Cheung, the Trump spokesman, dismissed concerns expressed by allies about the campaign and its messaging. “Our message discipline is second to none,” he said. “It’s why President Trump was able to take out Joe Biden in the debate, it’s why we’ve been so successful thus far, and it’ll be why President Trump will win the election.”

Several people close to the campaign said there was an ongoing effort to get Trump to focus on attacking Harris and slashing Democrats. Trump enjoyed an advantage of two percentage points over Biden in a Washington Post average of national polls taken in July, before the president bowed out. Harris is polling four percentage points ahead of Biden’s number in a Post average of national polls since then, giving her a one-point edge over Trump.
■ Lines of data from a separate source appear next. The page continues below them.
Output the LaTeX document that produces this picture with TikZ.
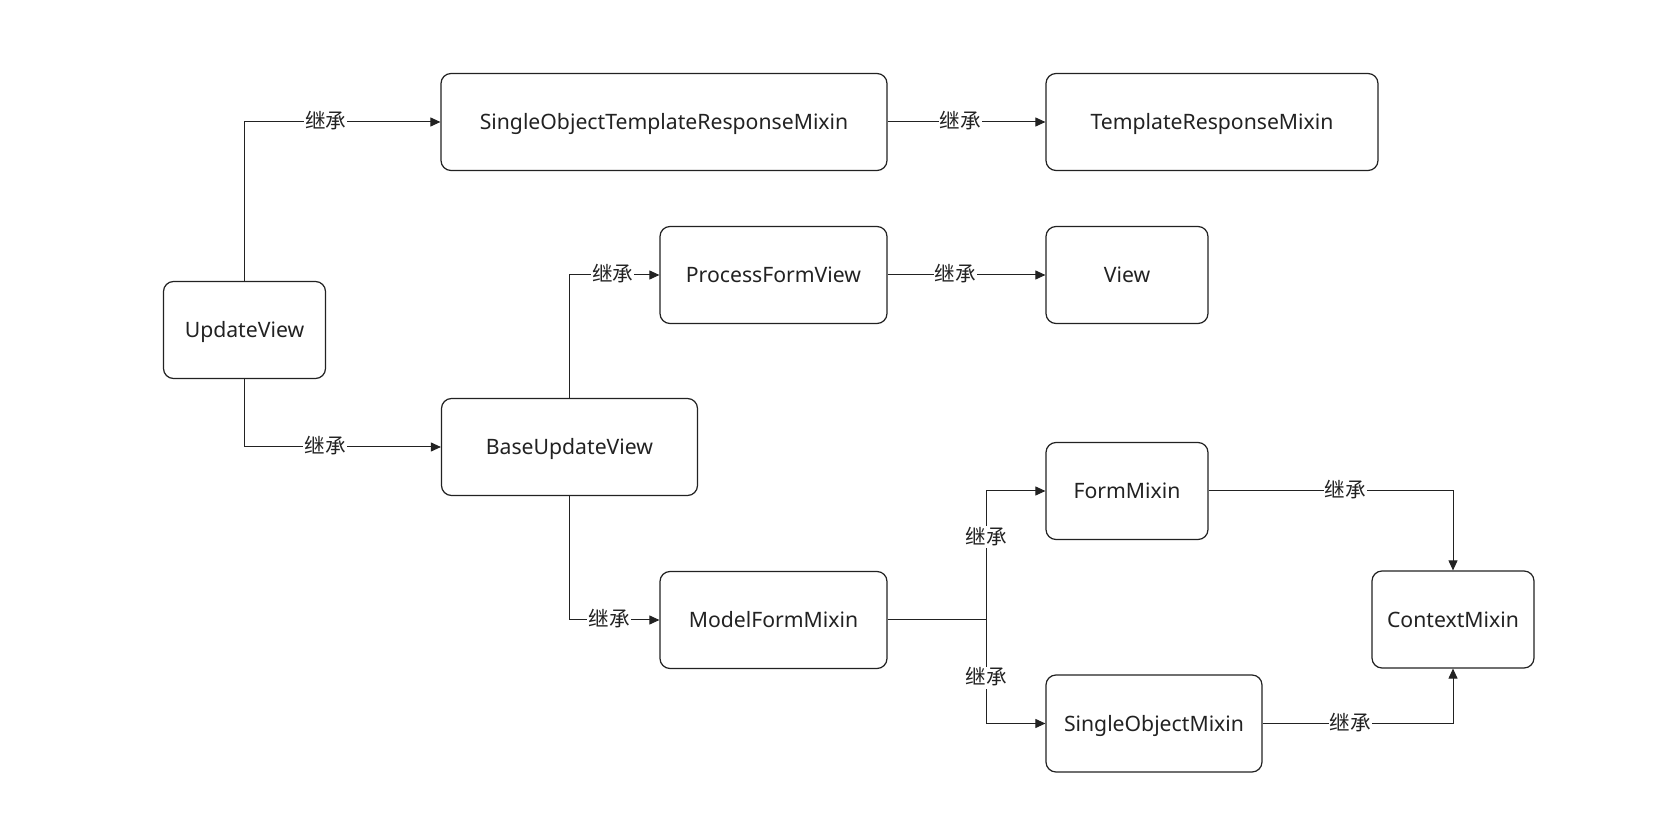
\documentclass[tikz,border=0pt]{standalone}
\usepackage{fontspec}
\setmainfont{Noto Sans}
\newfontfamily\cjk{Noto Sans CJK SC}
\usetikzlibrary{arrows.meta}
\definecolor{ink}{HTML}{222222}
\tikzset{
  cls/.style={draw=ink, line width=0.6pt, rounded corners=5pt, inner sep=0pt,
    minimum height=48.5pt, text height=10pt, text depth=2pt,
    font=\fontsize{10.6}{12}\selectfont, text=ink},
  conn/.style={draw=ink, line width=0.5pt, -{Triangle[length=5pt,width=4.5pt]}},
  plain/.style={draw=ink, line width=0.5pt},
  lbl/.style={fill=white, inner sep=0.5pt, text height=8.5pt, text depth=1.5pt,
    font=\cjk\fontsize{10.3}{11}\selectfont, text=ink}
}
\begin{document}
\begin{tikzpicture}[x=0.5pt,y=-0.5pt]
\useasboundingbox (0,0) rectangle (1662,828);
\node[cls, minimum width=81pt]  (uv)    at (244.5,330) {UpdateView};
\node[cls, minimum width=223pt] (sotrm) at (664,122) {SingleObjectTemplateResponseMixin};
\node[cls, minimum width=166pt] (trm)   at (1212,122) {TemplateResponseMixin};
\node[cls, minimum width=113.5pt] (pfv) at (773.5,275) {ProcessFormView};
\node[cls, minimum width=81pt]  (view)  at (1127,275) {View};
\node[cls, minimum width=128pt] (buv)   at (569.5,447) {BaseUpdateView};
\node[cls, minimum width=113.5pt] (mfm) at (773.5,620) {ModelFormMixin};
\node[cls, minimum width=81pt]  (fm)    at (1127,491) {FormMixin};
\node[cls, minimum width=108pt] (som)   at (1154,723.5) {SingleObjectMixin};
\node[cls, minimum width=81pt]  (cm)    at (1453,619.5) {ContextMixin};
\coordinate (j) at (986,620);

\draw[conn] (uv.north) |- (sotrm.west) node[lbl, pos=0.707] {继承};
\draw[conn] (uv.south) |- (buv.west) node[lbl, pos=0.705] {继承};
\draw[conn] (sotrm.east) -- (trm.west) node[lbl, pos=0.46] {继承};
\draw[conn] (buv.north) |- (pfv.west) node[lbl, pos=0.74] {继承};
\draw[conn] (pfv.east) -- (view.west) node[lbl, pos=0.43] {继承};
\draw[conn] (buv.south) |- (mfm.west) node[lbl, pos=0.72] {继承};
\draw[plain] (mfm.east) -- (j);
\draw[conn] (j) |- (fm.west) node[lbl, pos=0.32] {继承};
\draw[conn] (j) |- (som.west) node[lbl, pos=0.28] {继承};
\draw[conn] (fm.east) -| (cm.north) node[lbl, pos=0.28] {继承};
\draw[conn] (som.east) -| (cm.south) node[lbl, pos=0.23] {继承};
\end{tikzpicture}
\end{document}
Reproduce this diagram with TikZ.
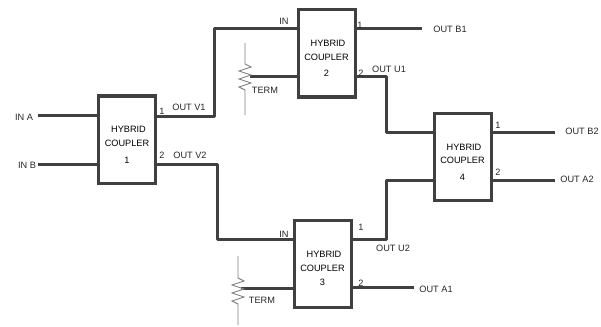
\documentclass[tikz,border=0pt]{standalone}
\usepackage{fontspec}
\setmainfont{Liberation Sans}
\usetikzlibrary{calc}

\begin{document}
\begin{tikzpicture}[
  x=1pt, y=-1pt,
  coupler/.style={draw=black!75, line width=3pt, fill=white, minimum width=57pt,
                  minimum height=87pt, inner sep=0pt, align=center, font=\fontsize{9.2}{13.5}\selectfont},
  wire/.style={draw=black!75, line width=3pt, line join=round},
  res/.style={draw=black!50, line width=0.9pt},
  lbl/.style={inner sep=0pt, font=\fontsize{9.2}{10}\selectfont, text=black!85},
]
\useasboundingbox (0,0) rectangle (601,326);

\node[coupler] (c1) at (127,139.5) {\rule{0pt}{17pt}\hspace{3pt}HYBRID\\COUPLER\\[4pt]1};
\node[coupler] (c2) at (326.5,53.5) {\rule{0pt}{17pt}\hspace{3pt}HYBRID\\COUPLER\\[3pt]2};
\node[coupler] (c3) at (322.5,263.5) {\rule{0pt}{17pt}\hspace{3pt}HYBRID\\COUPLER\\[1pt]3};
\node[coupler] (c4) at (462.5,156.5) {\rule{0pt}{17pt}\hspace{3pt}HYBRID\\COUPLER\\[3pt]4};

% free ends
\coordinate (ina) at (38,115);
\coordinate (inb) at (38,164);
\coordinate (outb1) at (422,29);
\coordinate (outa1) at (414,287.5);
\coordinate (outb2) at (555,132);
\coordinate (outa2) at (555,180);
\coordinate (term2) at (250,77);
\coordinate (term3) at (241,288);

% ports on the box edges
\coordinate (c1a) at (c1.west |- ina);
\coordinate (c1b) at (c1.west |- inb);
\coordinate (c1p) at (c1.east |- 0,116);
\coordinate (c1q) at (c1.east |- inb);
\coordinate (c2i) at (c2.west |- outb1);
\coordinate (c2p) at (c2.east |- outb1);
\coordinate (c2t) at (c2.west |- term2);
\coordinate (c2q) at (c2.east |- term2);
\coordinate (c3i) at (c3.west |- 0,239);
\coordinate (c3p) at (c3.east |- 0,239);
\coordinate (c3t) at (c3.west |- term3);
\coordinate (c3q) at (c3.east |- outa1);
\coordinate (c4a) at (c4.west |- outb2);
\coordinate (c4b) at (c4.west |- outa2);
\coordinate (c4p) at (c4.east |- outb2);
\coordinate (c4q) at (c4.east |- outa2);

\draw[wire] (ina) -- (c1a);
\draw[wire] (inb) -- (c1b);
\draw[wire] (c1p) -- (214,116) -- (214,29) -- (c2i);
\draw[wire] (c1q) -- (217,164) -- (217,239) -- (c3i);
\draw[wire] (c2p) -- (outb1);
\draw[wire] (c2q) -- (386,77) -- (386,132) -- (c4a);
\draw[wire] (c3p) -- (386,239) -- (386,180) -- (c4b);
\draw[wire] (c3q) -- (outa1);
\draw[wire] (c4p) -- (outb2);
\draw[wire] (c4q) -- (outa2);
\draw[wire] (term2) -- (c2t);
\draw[wire] (term3) -- (c3t);

% resistors
\draw[res] (245,43) -- (245,64) -- (251,67) -- (239,71) -- (251,75) -- (239,79) -- (251,83) -- (239,87) -- (245,90) -- (245,115);
\draw[res] (238,256) -- (238,278) -- (244,281) -- (232,285) -- (244,289) -- (232,293) -- (244,297) -- (232,301) -- (238,304) -- (238,325);

\node[lbl] (lina) at (24,117) {IN A};
\node[lbl] (linb) at (27,165) {IN B};
\node[lbl] (lv1) at (189,107) {OUT V1};
\node[lbl] (lv2) at (190,155) {OUT V2};
\node[lbl] (lp1) at (162,111) {1};
\node[lbl] (lq1) at (162,155) {2};
\node[lbl] (lin2) at (284,21) {IN};
\node[lbl] (lp2) at (360,25) {1};
\node[lbl] (lq2) at (361,73) {2};
\node[lbl] (lu1) at (389,69) {OUT U1};
\node[lbl] (lb1) at (450,29) {OUT B1};
\node[lbl] (lt2) at (265,90) {TERM};
\node[lbl] (lin3) at (284,234) {IN};
\node[lbl] (lp3) at (361,227) {1};
\node[lbl] (lq3) at (361,283) {2};
\node[lbl] (lu2) at (393,248) {OUT U2};
\node[lbl] (la1) at (436,289) {OUT A1};
\node[lbl] (lt3) at (262,300) {TERM};
\node[lbl] (lp4) at (498,125) {1};
\node[lbl] (lq4) at (498,172) {2};
\node[lbl] (lb2) at (582,131) {OUT B2};
\node[lbl] (la2) at (577,179) {OUT A2};
\end{tikzpicture}
\end{document}
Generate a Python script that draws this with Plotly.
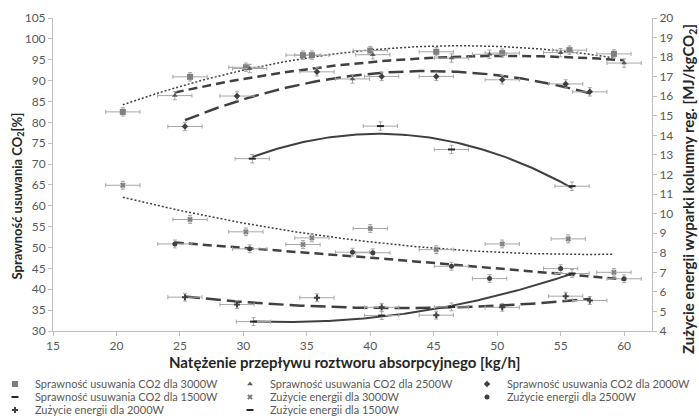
import numpy as np
import plotly.graph_objects as go

# ---- data ----
x_eff_3000 = [20.5, 25.8, 30.2, 34.7, 35.4, 40.0, 45.2, 50.4, 55.7, 59.2]
y_eff_3000 = [82.5, 90.9, 93.2, 96.1, 96.1, 97.2, 96.9, 96.6, 97.3, 96.4]
x_eff_2500 = [24.6, 30.5, 38.6, 40.2, 46.4, 49.4, 55.0, 60.0]
y_eff_2500 = [86.4, 92.9, 90.4, 96.2, 95.4, 96.3, 96.7, 94.2]
x_eff_2000 = [25.4, 29.5, 35.8, 40.9, 45.2, 50.4, 55.4, 57.3]
y_eff_2000 = [79.0, 86.3, 92.1, 91.0, 91.0, 90.2, 89.2, 87.3]
x_eff_1500 = [30.7, 40.8, 46.4, 55.9]
y_eff_1500 = [71.3, 79.1, 73.5, 64.7]

x_en_3000 = [20.5, 25.8, 30.2, 34.7, 35.4, 40.0, 45.2, 50.4, 55.6, 59.2]
y_en_3000 = [11.45, 9.70, 9.07, 8.42, 8.76, 9.24, 8.16, 8.45, 8.71, 7.00]
x_en_2500 = [24.6, 30.5, 38.6, 40.2, 46.4, 49.4, 55.0, 60.0]
y_en_2500 = [8.45, 8.20, 8.03, 8.00, 7.31, 6.68, 7.19, 6.67]
x_en_2000 = [25.4, 29.5, 35.8, 40.9, 45.2, 50.4, 55.4, 57.3]
y_en_2000 = [5.73, 5.35, 5.70, 5.21, 4.81, 5.21, 5.78, 5.56]
x_en_1500 = [30.8, 40.9, 46.4, 55.9]
y_en_1500 = [4.48, 4.79, 5.23, 6.94]

names = [
    "Sprawność usuwania CO2 dla 3000W",
    "Sprawność usuwania CO2 dla 2500W",
    "Sprawność usuwania CO2 dla 2000W",
    "Sprawność usuwania CO2 dla 1500W",
    "Zużycie energii dla 3000W",
    "Zużycie energii dla 2500W",
    "Zużycie energii dla 2000W",
    "Zużycie energii dla 1500W",
]

x_err = 1.35
eff_err = 1.0
en_err = 0.2

FONT = "Lato"
TXT = "#595959"
AX = "#bfbfbf"
LINE = "#404040"

series = [
    # x, y, axis, marker, trend dash, trend width, legend id
    (x_eff_3000, y_eff_3000, "y", dict(symbol="square", size=6, color="#7f7f7f"), "2px,2px", 1.5, "legend"),
    (x_eff_2500, y_eff_2500, "y", dict(symbol="triangle-up", size=5, color="#595959"), "9px,5px", 2.5, "legend2"),
    (x_eff_2000, y_eff_2000, "y", dict(symbol="diamond", size=5, color="#404040"), "15px,6px", 2.5, "legend3"),
    (x_eff_1500, y_eff_1500, "y", dict(symbol="line-ew", size=5, color="#262626", line=dict(width=2, color="#262626")), "solid", 2, "legend4"),
    (x_en_3000, y_en_3000, "y2", dict(symbol="x", size=5, color="#7f7f7f"), "2px,2px", 1.5, "legend5"),
    (x_en_2500, y_en_2500, "y2", dict(symbol="circle", size=5, color="#404040"), "9px,5px", 2.5, "legend6"),
    (x_en_2000, y_en_2000, "y2", dict(symbol="cross", size=5, color="#404040"), "15px,6px", 2.5, "legend7"),
    (x_en_1500, y_en_1500, "y2", dict(symbol="line-ew", size=5, color="#262626", line=dict(width=2, color="#262626")), "solid", 2, "legend8"),
]

fig = go.Figure()

# trendlines (2nd order polynomial fits of each series)
for xs, ys, ax, mk, dash, w, lg in series:
    xa = np.array(xs)
    coef = np.polyfit(xa, np.array(ys), 2)
    xt = np.linspace(xa.min(), xa.max(), 120)
    fig.add_trace(go.Scatter(x=xt, y=np.polyval(coef, xt), mode="lines", yaxis=ax,
                             line=dict(color=LINE, width=w, dash=dash),
                             showlegend=False, hoverinfo="skip"))

for (xs, ys, ax, mk, dash, w, lg), nm in zip(series, names):
    ev = eff_err if ax == "y" else en_err
    fig.add_trace(go.Scatter(
        x=xs, y=ys, mode="markers", yaxis=ax, name=nm, legend=lg, marker=mk,
        error_x=dict(type="constant", value=x_err, color="#a6a6a6", thickness=1, width=2),
        error_y=dict(type="constant", value=ev, color="#a6a6a6", thickness=1, width=2),
    ))

# plot area pixel geometry
L, R, T, B = 53, 47, 18, 88
W, H = 699, 419
pw, ph = W - L - R, H - T - B

def px2x(p):
    return (p - L) / pw

def px2y(p):
    return (H - B - p) / ph

col_px = [-5, 230, 467]
row_px = [384, 397, 410]
slots = [(0, 0), (1, 0), (2, 0), (0, 1), (1, 1), (2, 1), (0, 2), (1, 2)]
legends = {}
for i, (c, r) in enumerate(slots):
    key = "legend" if i == 0 else f"legend{i+1}"
    legends[key] = dict(x=px2x(col_px[c]), y=px2y(row_px[r]), xanchor="left", yanchor="middle",
                        orientation="h", bgcolor="rgba(0,0,0,0)", borderwidth=0,
                        font=dict(family=FONT, size=11, color=TXT))

fig.update_layout(
    width=W, height=H,
    margin=dict(l=L, r=R, t=T, b=B, autoexpand=False),
    plot_bgcolor="white", paper_bgcolor="white",
    font=dict(family=FONT, size=12, color=TXT),
    xaxis=dict(range=[15, 62.2], tickvals=[15, 20, 25, 30, 35, 40, 45, 50, 55, 60],
               showline=True, linecolor=AX, linewidth=1, ticks="outside", ticklen=4, tickcolor=AX,
               showgrid=False, zeroline=False, automargin=False, tickfont=dict(size=12, color=TXT)),
    yaxis=dict(range=[30, 105], dtick=5, showline=True, linecolor=AX, linewidth=1,
               ticks="outside", ticklen=4, tickcolor=AX, showgrid=False, zeroline=False,
               automargin=False, tickfont=dict(size=12, color=TXT)),
    yaxis2=dict(range=[4, 20], dtick=1, overlaying="y", side="right", showline=True,
                linecolor=AX, linewidth=1, ticks="outside", ticklen=4, tickcolor=AX,
                showgrid=False, zeroline=False, automargin=False, tickfont=dict(size=12, color=TXT)),
    showlegend=True,
    **legends,
)

fig.add_annotation(text="<b>Natężenie przepływu roztworu absorpcyjnego [kg/h]</b>",
                   xref="paper", yref="paper", x=px2x(344.5), y=px2y(362),
                   xanchor="center", yanchor="middle", showarrow=False,
                   font=dict(family=FONT, size=15, color="#262626"))
fig.add_annotation(text="<b>Sprawność usuwania CO<sub>2</sub>[%]</b>",
                   xref="paper", yref="paper", x=px2x(17), y=px2y(196.5), textangle=-90,
                   xanchor="center", yanchor="middle", showarrow=False,
                   font=dict(family=FONT, size=13, color="#262626"))
fig.add_annotation(text="<b>Zużycie energii wyparki kolumny reg. [MJ/kgCO<sub>2</sub>]</b>",
                   xref="paper", yref="paper", x=px2x(689), y=px2y(189), textangle=-90,
                   xanchor="center", yanchor="middle", showarrow=False,
                   font=dict(family=FONT, size=15, color="#262626"))

fig.write_html("out.html", config={"displayModeBar": False},
               post_script="document.body.style.margin='0';")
“This is really Trump’s race to lose,” Graham said. “I hope we’ll get more focused on prosecuting the case against her. I think he was frustrated originally, but over the last couple days, we’ve had good conversations and I think we have the wind at our back.”

A Tuesday afternoon post from Trump on his Truth Social media site — which included a number of nicknames, falsehoods and baseless accusations — suggested he was still steaming.

“What are the chances that Crooked Joe Biden, the WORST President in the history of the U.S., whose Presidency was Unconstitutionally STOLEN from him by Kamabla, Barrack HUSSEIN Obama, Crazy Nancy Pelosi, Shifty Adam Schiff, Cryin’ Chuck Schumer, and others on the Lunatic Left, CRASHES the Democrat National Convention and tries to take back the Nomination, beginning with challenging me to another DEBATE,” the post read. “He feels that he made a historically tragic mistake by handing over the U.S. Presidency, a COUP, to the people in the World he most hates, and he wants it back, NOW!!!”

Clara Ence Morse contributed to this report.